Description of the task:
Extract only the lines running from the top of the entries to the line that holds "(0,0) rectangle (527,726);". Include that line and omit the pictures.

>> begin

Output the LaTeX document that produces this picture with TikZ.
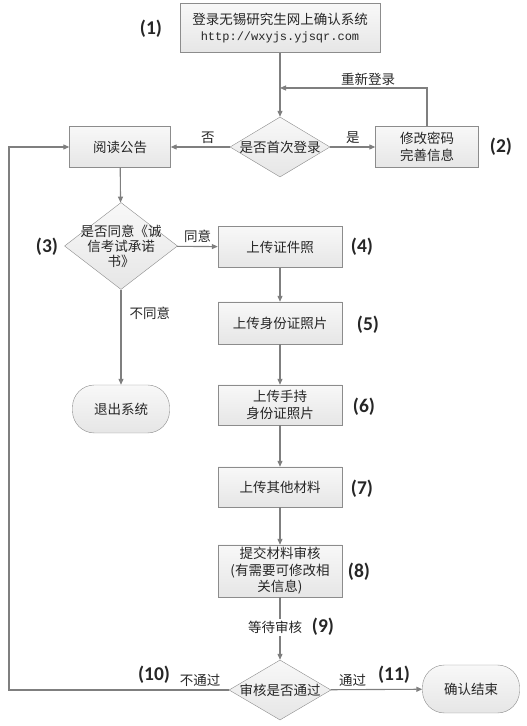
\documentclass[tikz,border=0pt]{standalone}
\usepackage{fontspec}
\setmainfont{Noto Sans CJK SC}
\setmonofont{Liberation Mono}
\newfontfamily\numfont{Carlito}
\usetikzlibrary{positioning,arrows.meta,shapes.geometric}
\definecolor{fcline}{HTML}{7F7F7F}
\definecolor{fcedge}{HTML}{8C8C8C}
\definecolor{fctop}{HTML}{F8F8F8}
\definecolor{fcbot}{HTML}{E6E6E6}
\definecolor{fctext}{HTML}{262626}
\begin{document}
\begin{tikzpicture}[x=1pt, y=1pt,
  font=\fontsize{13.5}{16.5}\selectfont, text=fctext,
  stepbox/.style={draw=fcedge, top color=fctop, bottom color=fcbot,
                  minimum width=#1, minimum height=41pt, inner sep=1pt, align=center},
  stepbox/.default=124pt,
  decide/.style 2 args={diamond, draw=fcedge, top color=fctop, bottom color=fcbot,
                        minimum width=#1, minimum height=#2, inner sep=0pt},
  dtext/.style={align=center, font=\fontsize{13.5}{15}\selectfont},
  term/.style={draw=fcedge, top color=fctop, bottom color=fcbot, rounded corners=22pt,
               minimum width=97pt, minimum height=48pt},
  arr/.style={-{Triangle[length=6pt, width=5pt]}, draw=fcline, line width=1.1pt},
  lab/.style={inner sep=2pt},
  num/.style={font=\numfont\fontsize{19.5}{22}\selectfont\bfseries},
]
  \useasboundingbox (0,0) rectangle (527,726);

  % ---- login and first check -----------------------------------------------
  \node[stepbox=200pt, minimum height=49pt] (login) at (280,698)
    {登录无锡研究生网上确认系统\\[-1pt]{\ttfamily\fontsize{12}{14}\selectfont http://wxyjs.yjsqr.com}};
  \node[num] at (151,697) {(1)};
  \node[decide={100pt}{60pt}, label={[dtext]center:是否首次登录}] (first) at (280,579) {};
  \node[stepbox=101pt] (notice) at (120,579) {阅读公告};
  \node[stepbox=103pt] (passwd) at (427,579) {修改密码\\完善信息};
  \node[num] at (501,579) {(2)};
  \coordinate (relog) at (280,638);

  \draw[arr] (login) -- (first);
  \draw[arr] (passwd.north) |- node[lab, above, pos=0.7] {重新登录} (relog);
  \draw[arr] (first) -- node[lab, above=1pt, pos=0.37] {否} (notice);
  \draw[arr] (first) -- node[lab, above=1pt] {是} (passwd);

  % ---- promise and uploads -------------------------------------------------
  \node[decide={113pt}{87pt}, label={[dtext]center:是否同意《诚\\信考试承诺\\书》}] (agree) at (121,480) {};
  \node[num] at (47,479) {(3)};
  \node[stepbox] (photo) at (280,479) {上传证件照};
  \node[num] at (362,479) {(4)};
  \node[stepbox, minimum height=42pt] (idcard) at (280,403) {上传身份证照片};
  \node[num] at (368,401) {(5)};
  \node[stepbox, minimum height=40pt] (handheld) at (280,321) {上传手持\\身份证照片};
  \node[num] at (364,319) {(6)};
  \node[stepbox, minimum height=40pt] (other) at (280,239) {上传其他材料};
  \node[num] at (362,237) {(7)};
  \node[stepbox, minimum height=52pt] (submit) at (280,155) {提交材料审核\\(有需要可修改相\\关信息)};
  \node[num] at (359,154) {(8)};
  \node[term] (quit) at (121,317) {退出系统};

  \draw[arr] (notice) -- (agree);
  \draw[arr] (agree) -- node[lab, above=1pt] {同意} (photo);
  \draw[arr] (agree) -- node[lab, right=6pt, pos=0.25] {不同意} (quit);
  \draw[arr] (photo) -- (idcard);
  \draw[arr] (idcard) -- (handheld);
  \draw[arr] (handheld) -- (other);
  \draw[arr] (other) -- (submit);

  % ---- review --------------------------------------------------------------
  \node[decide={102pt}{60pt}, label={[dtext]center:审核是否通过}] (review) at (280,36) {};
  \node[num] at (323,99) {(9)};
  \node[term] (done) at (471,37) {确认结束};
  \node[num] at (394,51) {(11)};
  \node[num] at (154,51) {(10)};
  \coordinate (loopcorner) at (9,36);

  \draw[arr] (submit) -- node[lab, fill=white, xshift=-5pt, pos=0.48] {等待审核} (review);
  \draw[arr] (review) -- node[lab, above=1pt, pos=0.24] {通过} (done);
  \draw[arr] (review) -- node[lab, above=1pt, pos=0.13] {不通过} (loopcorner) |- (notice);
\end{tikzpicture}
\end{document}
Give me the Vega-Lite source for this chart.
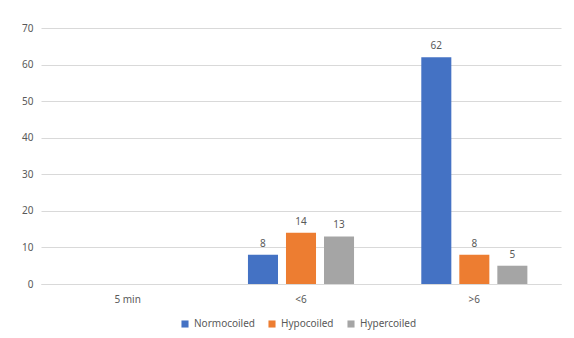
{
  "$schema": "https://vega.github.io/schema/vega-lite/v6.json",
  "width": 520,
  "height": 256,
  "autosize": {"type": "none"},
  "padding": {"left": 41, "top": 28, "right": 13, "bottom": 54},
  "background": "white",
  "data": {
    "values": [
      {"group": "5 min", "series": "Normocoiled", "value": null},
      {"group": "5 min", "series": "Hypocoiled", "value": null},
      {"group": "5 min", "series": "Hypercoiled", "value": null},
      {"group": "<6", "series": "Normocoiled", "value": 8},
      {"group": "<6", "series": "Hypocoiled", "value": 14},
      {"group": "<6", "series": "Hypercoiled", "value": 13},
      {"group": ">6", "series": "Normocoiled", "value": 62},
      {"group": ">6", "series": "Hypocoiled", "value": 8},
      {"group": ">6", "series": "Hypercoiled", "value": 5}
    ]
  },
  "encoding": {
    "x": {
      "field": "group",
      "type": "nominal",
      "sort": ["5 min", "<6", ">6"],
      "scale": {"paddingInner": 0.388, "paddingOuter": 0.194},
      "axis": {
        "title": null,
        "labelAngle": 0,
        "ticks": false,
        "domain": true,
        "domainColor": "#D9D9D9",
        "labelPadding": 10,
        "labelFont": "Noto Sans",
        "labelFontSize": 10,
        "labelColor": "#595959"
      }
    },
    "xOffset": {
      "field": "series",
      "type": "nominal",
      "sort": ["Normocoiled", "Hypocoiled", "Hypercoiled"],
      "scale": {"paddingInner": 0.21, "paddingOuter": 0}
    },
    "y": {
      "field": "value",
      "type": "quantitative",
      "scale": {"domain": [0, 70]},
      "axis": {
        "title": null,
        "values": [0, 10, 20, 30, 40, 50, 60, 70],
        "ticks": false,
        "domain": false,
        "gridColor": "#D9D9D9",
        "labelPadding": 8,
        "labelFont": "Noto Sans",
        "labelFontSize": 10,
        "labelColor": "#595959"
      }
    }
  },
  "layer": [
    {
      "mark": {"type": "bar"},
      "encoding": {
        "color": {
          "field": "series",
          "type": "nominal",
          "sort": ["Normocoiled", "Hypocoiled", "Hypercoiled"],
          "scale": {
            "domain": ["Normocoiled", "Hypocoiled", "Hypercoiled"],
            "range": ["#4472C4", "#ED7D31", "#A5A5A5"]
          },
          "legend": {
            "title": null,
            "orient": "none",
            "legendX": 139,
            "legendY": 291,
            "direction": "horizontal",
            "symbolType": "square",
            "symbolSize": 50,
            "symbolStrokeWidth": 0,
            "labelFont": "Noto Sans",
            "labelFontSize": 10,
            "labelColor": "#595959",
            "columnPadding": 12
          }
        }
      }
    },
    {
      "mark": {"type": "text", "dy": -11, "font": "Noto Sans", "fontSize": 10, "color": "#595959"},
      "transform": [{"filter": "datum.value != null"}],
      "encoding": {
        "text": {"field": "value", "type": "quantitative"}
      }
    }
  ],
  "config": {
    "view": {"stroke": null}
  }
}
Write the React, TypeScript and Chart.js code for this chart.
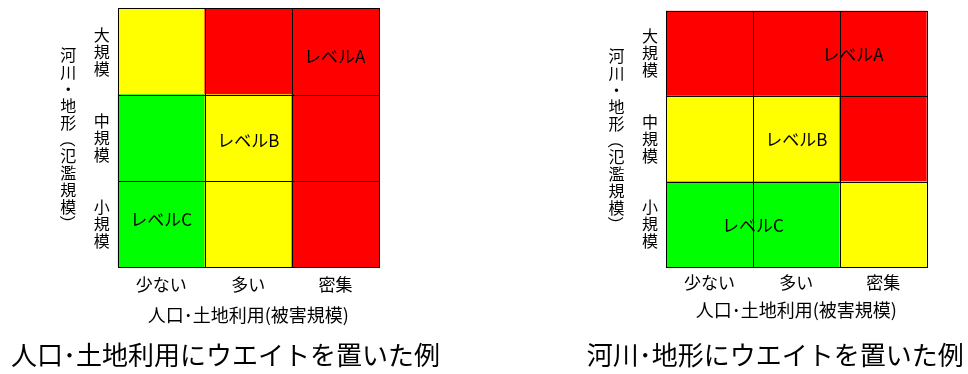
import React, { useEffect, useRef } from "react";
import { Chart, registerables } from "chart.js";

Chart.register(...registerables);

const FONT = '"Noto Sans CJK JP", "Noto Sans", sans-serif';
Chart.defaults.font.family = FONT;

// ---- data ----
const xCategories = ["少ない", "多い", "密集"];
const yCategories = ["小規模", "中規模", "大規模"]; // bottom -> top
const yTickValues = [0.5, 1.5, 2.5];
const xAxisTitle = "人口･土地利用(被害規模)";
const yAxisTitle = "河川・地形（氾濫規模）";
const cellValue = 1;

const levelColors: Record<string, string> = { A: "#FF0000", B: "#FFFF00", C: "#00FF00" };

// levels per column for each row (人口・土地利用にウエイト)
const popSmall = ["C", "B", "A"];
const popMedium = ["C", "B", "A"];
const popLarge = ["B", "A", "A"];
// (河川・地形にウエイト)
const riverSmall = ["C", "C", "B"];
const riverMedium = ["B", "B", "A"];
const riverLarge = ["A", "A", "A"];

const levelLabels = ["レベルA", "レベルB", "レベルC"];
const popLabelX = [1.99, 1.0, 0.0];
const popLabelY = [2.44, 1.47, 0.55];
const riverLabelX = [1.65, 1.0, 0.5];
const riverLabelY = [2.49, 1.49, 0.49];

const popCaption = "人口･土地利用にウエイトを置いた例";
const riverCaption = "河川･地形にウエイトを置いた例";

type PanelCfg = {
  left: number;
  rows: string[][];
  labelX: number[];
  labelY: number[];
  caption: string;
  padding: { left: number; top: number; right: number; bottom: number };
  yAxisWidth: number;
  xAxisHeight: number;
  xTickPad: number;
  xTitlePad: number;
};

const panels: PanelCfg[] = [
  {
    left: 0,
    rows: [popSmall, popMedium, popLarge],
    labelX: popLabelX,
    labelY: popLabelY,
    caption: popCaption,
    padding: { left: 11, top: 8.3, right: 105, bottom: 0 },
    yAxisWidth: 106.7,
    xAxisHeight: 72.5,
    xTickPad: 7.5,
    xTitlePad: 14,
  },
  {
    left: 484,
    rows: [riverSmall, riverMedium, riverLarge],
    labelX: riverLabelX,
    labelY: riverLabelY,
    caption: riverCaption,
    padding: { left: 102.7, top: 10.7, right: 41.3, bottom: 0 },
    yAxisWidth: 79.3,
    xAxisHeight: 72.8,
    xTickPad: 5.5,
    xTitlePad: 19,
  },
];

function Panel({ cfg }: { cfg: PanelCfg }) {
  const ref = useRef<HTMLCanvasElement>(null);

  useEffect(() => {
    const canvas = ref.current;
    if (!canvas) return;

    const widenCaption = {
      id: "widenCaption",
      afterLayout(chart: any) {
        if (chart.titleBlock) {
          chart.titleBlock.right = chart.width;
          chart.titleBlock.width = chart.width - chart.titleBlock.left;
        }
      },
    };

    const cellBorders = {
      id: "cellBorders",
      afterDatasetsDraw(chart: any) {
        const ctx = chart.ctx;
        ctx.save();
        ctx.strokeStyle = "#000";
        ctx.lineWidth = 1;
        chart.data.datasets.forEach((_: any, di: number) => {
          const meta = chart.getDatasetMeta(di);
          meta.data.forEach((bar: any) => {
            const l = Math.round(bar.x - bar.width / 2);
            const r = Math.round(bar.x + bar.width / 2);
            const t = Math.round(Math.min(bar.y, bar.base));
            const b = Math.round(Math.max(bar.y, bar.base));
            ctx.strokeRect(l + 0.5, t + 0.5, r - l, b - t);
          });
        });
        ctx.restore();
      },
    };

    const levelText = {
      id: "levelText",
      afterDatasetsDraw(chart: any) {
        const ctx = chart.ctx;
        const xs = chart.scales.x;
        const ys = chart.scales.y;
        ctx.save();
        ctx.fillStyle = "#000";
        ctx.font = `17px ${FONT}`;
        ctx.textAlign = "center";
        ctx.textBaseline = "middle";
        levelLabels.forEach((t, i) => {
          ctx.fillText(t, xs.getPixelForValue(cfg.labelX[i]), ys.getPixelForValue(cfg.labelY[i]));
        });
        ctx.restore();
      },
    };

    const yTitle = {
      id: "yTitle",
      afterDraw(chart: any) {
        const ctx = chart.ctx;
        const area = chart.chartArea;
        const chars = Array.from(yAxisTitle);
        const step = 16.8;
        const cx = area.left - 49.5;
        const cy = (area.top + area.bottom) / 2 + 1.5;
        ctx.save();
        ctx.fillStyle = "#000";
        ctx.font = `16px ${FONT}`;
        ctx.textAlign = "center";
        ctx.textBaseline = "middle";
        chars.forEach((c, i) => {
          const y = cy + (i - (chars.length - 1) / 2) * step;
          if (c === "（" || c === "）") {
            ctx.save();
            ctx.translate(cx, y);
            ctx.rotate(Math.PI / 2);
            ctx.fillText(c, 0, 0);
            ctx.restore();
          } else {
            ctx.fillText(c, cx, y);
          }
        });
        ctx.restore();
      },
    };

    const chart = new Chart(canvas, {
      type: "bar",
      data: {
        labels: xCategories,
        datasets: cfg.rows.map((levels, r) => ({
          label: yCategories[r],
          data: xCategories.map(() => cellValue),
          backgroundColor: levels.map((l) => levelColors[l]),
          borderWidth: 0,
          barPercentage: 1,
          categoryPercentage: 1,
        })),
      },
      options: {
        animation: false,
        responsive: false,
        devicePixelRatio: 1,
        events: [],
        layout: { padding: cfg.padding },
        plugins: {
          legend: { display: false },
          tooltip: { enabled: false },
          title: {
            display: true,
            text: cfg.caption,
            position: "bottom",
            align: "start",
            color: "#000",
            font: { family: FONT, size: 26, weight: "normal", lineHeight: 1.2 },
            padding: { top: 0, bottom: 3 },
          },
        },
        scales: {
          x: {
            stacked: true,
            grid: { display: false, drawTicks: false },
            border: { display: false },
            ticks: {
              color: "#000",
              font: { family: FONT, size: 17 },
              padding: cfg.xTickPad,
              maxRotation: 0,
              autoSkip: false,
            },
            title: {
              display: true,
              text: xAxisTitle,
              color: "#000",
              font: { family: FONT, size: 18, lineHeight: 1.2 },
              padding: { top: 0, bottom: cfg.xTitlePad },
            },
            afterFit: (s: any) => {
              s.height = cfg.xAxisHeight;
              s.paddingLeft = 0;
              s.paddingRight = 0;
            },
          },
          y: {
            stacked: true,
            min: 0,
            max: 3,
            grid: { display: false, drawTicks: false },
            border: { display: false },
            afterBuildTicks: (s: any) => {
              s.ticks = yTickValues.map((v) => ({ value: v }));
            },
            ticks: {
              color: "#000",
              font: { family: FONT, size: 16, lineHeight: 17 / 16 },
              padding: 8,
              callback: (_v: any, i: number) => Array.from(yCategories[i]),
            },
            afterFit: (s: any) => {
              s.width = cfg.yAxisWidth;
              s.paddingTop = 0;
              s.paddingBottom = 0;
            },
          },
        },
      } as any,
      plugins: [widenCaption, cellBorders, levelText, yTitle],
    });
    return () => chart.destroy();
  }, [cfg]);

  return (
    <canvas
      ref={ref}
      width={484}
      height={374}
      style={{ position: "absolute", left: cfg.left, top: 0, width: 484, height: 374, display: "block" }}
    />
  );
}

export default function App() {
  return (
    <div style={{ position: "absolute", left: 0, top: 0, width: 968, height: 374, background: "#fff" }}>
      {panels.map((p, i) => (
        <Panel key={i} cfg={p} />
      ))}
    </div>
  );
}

>> end

Task answer:
Output the LaTeX document that produces this picture with TikZ.
\documentclass[tikz,border=0pt]{standalone}
\usepackage{fontspec}
\setmainfont{Noto Sans CJK SC}
\setmonofont{Liberation Mono}
\newfontfamily\numfont{Carlito}
\usetikzlibrary{positioning,arrows.meta,shapes.geometric}
\definecolor{fcline}{HTML}{7F7F7F}
\definecolor{fcedge}{HTML}{8C8C8C}
\definecolor{fctop}{HTML}{F8F8F8}
\definecolor{fcbot}{HTML}{E6E6E6}
\definecolor{fctext}{HTML}{262626}
\begin{document}
\begin{tikzpicture}[x=1pt, y=1pt,
  font=\fontsize{13.5}{16.5}\selectfont, text=fctext,
  stepbox/.style={draw=fcedge, top color=fctop, bottom color=fcbot,
                  minimum width=#1, minimum height=41pt, inner sep=1pt, align=center},
  stepbox/.default=124pt,
  decide/.style 2 args={diamond, draw=fcedge, top color=fctop, bottom color=fcbot,
                        minimum width=#1, minimum height=#2, inner sep=0pt},
  dtext/.style={align=center, font=\fontsize{13.5}{15}\selectfont},
  term/.style={draw=fcedge, top color=fctop, bottom color=fcbot, rounded corners=22pt,
               minimum width=97pt, minimum height=48pt},
  arr/.style={-{Triangle[length=6pt, width=5pt]}, draw=fcline, line width=1.1pt},
  lab/.style={inner sep=2pt},
  num/.style={font=\numfont\fontsize{19.5}{22}\selectfont\bfseries},
]
  \useasboundingbox (0,0) rectangle (527,726);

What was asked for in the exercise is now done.